Alongside film production, Vertue negotiated the sale of British sitcom remake rights to American and European channels. In the US, Till Death Us Do Part became All in the Family (1971-79) and Steptoe and Son was retitled Sanford and Son (1972-77).
She was also executive producer of Tommy (1975), the film of the Who’s rock opera…
Vertue was made an OBE in 2000 and a CBE in 2016, and presented with the Royal Television Society’s lifetime achievement award in 2012.
(5) MEDIA BIRTHDAY.
1972 — [Item by Cat Eldridge] Fifty years ago today, Cabaret premiered as directed by Bob Fosse and produced by Cy Feuer. It would be Fosse’s first film success, after Sweet Charity, his first film, failed badly.
Set in Berlin in obviously a cabaret during the Weimar Republic, the film is based on the 1966 Broadway Cabaret musical by John Kander and Fred Ebb, which was adapted from Christopher Isherwood’s The Berlin Stories novel and the 1951 play I Am a Camera by John Van Druten adapted from that work.

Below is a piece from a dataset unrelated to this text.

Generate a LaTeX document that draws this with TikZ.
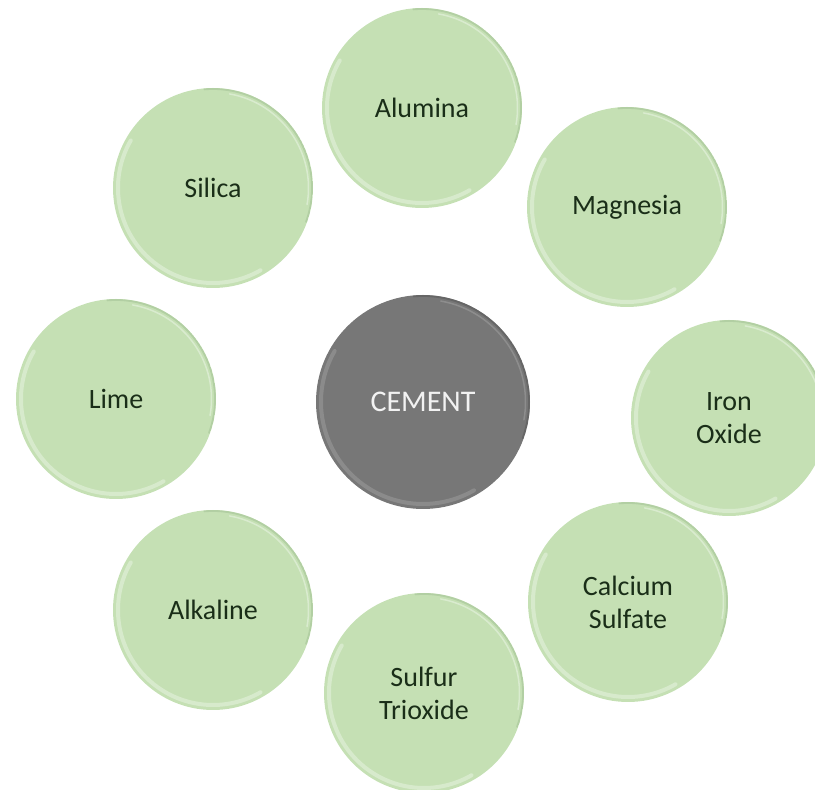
\documentclass[tikz,border=0pt]{standalone}
\usepackage{fontspec}
\setmainfont{Carlito}
\definecolor{gfill}{HTML}{C5E0B4}
\definecolor{glight}{HTML}{DCEDD2}
\definecolor{gdark}{HTML}{A9C79B}
\definecolor{gtext}{HTML}{1A2E18}
\definecolor{cfill}{HTML}{777777}
\definecolor{clight}{HTML}{909090}
\definecolor{cdark}{HTML}{5E5E5E}
\definecolor{ctext}{HTML}{F2F2F2}
\tikzset{
  bevel/.style n args={3}{path picture={
    \draw[#2, line width=4pt, line cap=round, opacity=0.8]
      ([shift={(150:#1-5pt)}]path picture bounding box.center) arc[start angle=150, end angle=300, radius=#1-5pt];
    \draw[#3, line width=1.8pt, line cap=round, opacity=0.65]
      ([shift={(-20:#1-1pt)}]path picture bounding box.center) arc[start angle=-20, end angle=95, radius=#1-1pt];
    \draw[#2, line width=1.5pt, line cap=round, opacity=0.9]
      ([shift={(-10:#1-4.5pt)}]path picture bounding box.center) arc[start angle=-10, end angle=80, radius=#1-4.5pt];
  }},
  ball/.style={circle, inner sep=0pt, minimum size=200pt, fill=gfill, text=gtext,
    font=\fontsize{28}{33}\selectfont, align=center, bevel={100pt}{glight}{gdark}},
  core/.style={circle, inner sep=0pt, minimum size=214pt, fill=cfill, text=ctext,
    font=\fontsize{30}{36}\selectfont, align=center, bevel={107pt}{clight}{cdark}}
}
\begin{document}
\begin{tikzpicture}[x=1pt,y=1pt]
\useasboundingbox (0,0) rectangle (815,790);
\clip (0,0) rectangle (815,790);
\node[core] (cement) at (423,388) {CEMENT};
\node[ball] (alumina) at (422,682) {Alumina};
\node[ball] (magnesia) at (627,583) {Magnesia};
\node[ball, minimum size=196pt, bevel={98pt}{glight}{gdark}] (iron) at (729,372) {Iron\\Oxide};
\node[ball] (calcium) at (628,188) {Calcium\\Sulfate};
\node[ball] (sulfur) at (424,97) {Sulfur\\Trioxide};
\node[ball] (alkaline) at (213,180) {Alkaline};
\node[ball] (lime) at (116,391) {Lime};
\node[ball] (silica) at (213,602) {Silica};
\end{tikzpicture}
\end{document}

It had a stellar cast of Liza Minnelli, Michael York, Helmut Griem, Marisa Berenson. Fritz Wepper and Joel Grey. The film would bring Minnelli, daughter of Judy Garland and Vincente Minnelli, her own first chance to sing on screen, and she won the Academy Award for Best Actress.
It goes without saying that the critics loved it with Roger Ebert being effusive when he said in his later critical review of it that “Instead of cheapening the movie version by lightening its load of despair, director Bob Fosse has gone right to the bleak heart of the material and stayed there well enough to win an Academy Award for Best Director.” And Emanuel Levy on his review website says that “After a decade of stagnant musicals, Fosse reenergized the genre with a dazzling, socially conscious musical, which was more reflective of the 1970s zeitgeist than the Nazi era. Liza Minnelli is brilliant in what’s the best role of her career.”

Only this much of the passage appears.